Photo by Pawel Czerwinski on Unsplash
Memory is a tricky thing. How often have we reminisced about the past, as if it had only recently happened, yet when asked what we had eaten the day before, or about an article we had read not too long ago, our minds would draw a blank?
When my late grandmother was diagnosed with dementia, her reality changed. It didn’t happen overnight. Instead, day by day, she started confusing her past with her present. Little by little, she started losing grasp of who she was and the people around her. I can only imagine how her debilitating disease must have warped her sense of time and a lifetime of memories.
“Mama, do you know who I am?” I would ask whenever I visited her at the aged home. My mother, who was usually with me, would utter the same question. On good days, a glimmer of recognition would flash across my grandmother’s face. But on most days, she would call me by my cousin’s name or stare blankly at us.
I still remember the day I saw her for the last time. It was her birthday, and my mother and I had brought a cake to the aged home. My grandmother looked more frail than usual and was drooling excessively. We tried to feed her the cake, but she didn’t have much of an appetite. As we were about to leave and said our goodbyes, my grandmother – who wasn’t particularly interactive throughout the celebration – started sobbing and said she wanted to go home with us.

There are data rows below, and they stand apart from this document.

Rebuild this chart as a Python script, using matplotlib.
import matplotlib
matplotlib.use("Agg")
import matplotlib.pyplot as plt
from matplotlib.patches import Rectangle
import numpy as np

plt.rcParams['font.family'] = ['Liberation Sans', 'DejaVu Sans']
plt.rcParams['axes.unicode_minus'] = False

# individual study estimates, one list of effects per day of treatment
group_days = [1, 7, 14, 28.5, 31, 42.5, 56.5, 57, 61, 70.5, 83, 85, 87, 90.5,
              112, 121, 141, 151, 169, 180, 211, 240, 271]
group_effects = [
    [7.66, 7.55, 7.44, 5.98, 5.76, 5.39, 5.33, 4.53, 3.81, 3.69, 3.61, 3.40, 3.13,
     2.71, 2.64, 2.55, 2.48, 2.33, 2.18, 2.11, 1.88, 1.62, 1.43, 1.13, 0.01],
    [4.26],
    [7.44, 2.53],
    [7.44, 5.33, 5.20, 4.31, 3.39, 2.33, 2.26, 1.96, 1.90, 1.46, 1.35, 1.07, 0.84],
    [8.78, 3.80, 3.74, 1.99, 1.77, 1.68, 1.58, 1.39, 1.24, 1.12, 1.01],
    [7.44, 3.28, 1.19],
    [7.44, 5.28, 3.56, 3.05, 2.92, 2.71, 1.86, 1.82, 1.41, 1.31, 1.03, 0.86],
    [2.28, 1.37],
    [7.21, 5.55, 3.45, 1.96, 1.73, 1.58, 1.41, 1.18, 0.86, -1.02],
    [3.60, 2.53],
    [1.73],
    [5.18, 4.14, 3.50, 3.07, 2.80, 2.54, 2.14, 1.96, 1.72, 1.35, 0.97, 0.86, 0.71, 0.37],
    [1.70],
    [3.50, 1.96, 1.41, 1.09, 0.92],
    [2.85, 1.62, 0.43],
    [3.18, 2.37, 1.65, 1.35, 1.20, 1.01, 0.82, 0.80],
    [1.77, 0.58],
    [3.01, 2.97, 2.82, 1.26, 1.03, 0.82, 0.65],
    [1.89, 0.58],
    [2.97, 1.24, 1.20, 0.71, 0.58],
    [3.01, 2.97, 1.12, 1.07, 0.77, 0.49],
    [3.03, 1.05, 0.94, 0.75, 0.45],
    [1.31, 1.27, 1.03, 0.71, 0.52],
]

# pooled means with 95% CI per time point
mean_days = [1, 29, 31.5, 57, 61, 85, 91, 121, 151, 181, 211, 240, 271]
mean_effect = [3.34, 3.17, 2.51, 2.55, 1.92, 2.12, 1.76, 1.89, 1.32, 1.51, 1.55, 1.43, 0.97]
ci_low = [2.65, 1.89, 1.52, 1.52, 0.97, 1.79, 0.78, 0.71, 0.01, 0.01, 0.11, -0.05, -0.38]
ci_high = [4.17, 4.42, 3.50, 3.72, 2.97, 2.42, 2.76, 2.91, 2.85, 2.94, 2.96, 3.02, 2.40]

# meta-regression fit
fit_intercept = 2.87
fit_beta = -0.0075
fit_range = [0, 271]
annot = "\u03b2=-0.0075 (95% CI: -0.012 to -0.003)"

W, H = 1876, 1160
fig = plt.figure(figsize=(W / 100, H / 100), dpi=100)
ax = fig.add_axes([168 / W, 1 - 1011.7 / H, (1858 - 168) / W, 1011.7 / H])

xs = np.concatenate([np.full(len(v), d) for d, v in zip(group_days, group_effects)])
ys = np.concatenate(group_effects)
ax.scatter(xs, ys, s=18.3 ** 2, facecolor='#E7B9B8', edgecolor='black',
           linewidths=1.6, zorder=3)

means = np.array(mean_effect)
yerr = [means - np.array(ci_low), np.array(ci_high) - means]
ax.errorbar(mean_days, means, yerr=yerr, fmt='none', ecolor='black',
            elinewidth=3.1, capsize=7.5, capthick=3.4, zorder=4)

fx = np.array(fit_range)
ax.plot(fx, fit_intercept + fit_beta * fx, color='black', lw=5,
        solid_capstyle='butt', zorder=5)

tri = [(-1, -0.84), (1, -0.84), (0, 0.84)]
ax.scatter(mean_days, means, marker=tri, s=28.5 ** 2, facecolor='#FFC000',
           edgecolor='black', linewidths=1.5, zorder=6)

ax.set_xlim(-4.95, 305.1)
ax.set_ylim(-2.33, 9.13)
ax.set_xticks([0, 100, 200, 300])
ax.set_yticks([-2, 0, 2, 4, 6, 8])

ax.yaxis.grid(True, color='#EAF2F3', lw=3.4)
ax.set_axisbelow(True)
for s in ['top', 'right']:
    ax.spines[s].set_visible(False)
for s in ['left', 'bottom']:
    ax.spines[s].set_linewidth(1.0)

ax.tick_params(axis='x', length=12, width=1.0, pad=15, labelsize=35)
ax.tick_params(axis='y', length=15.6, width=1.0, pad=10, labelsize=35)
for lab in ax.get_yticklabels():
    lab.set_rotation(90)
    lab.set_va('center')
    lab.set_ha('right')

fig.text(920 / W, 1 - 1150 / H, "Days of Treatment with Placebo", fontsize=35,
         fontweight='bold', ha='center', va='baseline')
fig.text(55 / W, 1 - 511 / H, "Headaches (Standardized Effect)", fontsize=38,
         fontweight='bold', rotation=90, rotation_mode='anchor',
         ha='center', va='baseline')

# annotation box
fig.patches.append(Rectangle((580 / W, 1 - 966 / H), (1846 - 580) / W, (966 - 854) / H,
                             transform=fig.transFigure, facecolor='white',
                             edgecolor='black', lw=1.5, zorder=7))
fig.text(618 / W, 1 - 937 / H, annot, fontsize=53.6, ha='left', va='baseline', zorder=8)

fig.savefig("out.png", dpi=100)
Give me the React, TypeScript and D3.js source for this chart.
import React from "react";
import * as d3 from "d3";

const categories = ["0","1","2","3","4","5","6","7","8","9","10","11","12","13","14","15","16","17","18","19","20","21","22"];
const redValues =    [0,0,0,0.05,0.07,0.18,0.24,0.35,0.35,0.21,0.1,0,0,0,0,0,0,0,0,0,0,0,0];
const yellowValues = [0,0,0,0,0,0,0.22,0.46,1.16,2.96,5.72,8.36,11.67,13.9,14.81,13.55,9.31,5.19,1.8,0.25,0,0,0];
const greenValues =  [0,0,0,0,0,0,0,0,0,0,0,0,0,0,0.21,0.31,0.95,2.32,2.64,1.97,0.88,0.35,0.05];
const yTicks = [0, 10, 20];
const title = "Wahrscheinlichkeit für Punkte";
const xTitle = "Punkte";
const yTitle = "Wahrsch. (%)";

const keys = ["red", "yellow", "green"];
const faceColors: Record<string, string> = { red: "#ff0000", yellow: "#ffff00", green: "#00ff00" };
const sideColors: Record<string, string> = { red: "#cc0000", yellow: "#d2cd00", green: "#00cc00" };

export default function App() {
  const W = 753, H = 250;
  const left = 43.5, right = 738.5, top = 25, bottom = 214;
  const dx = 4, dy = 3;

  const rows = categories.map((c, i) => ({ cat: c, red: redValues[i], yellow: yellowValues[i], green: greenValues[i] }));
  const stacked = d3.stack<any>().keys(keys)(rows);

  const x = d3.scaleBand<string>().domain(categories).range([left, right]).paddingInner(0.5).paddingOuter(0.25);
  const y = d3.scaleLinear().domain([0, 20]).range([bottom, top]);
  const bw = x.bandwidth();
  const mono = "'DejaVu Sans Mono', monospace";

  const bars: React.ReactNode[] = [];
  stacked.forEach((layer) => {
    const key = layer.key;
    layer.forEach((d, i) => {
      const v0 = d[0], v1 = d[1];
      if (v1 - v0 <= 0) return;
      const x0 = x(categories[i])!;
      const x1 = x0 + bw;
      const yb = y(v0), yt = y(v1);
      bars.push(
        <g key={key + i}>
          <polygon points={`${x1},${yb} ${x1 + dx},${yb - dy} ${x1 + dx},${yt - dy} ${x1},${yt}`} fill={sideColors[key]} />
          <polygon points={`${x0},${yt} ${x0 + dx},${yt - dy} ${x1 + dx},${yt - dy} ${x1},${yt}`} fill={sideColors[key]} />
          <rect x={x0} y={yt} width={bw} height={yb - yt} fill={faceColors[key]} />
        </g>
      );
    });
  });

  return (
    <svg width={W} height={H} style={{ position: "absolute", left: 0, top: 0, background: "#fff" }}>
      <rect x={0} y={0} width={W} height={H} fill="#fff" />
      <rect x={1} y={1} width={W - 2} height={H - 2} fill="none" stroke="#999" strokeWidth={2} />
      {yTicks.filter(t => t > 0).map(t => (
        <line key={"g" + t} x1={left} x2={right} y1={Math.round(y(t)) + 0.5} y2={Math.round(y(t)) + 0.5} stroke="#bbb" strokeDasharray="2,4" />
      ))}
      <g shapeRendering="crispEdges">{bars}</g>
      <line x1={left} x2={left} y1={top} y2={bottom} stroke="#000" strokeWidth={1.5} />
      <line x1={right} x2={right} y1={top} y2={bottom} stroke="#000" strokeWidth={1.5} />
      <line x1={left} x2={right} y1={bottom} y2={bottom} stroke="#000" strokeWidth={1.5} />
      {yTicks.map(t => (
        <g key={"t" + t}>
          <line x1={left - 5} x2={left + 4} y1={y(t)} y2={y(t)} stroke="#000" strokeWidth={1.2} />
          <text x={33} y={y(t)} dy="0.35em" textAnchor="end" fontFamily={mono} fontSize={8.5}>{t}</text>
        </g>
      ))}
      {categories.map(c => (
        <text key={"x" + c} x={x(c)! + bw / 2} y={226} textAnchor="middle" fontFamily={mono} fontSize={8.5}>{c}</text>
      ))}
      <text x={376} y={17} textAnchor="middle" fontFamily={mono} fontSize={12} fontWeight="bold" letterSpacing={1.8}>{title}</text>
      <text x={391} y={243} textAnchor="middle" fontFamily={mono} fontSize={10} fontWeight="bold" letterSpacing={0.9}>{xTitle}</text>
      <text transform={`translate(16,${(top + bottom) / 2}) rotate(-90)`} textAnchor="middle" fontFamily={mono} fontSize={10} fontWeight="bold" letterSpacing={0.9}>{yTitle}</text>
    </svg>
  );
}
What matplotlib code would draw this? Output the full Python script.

They say when a person with dementia is about pass on, sometimes, they will experience a sudden burst of clarity. Dr Michael Nahm, a German biologist, coined the term terminal lucidity to explain this phenomenon.
For my grandmother, there was also that moment of clarity. I’ve never witnessed my grandmother in tears before, not in the various visits I had made to the home over the years. She also seldom asked to go home. As she gazed at us with her watery eyes, I knew that she was aware – she was aware of who we were, where she was, and what was about to come.
A week later, my grandmother passed on, taking with her bits and pieces of her memory however hazy they might have been, and hopefully, enough clarity that comforted her in those final moments.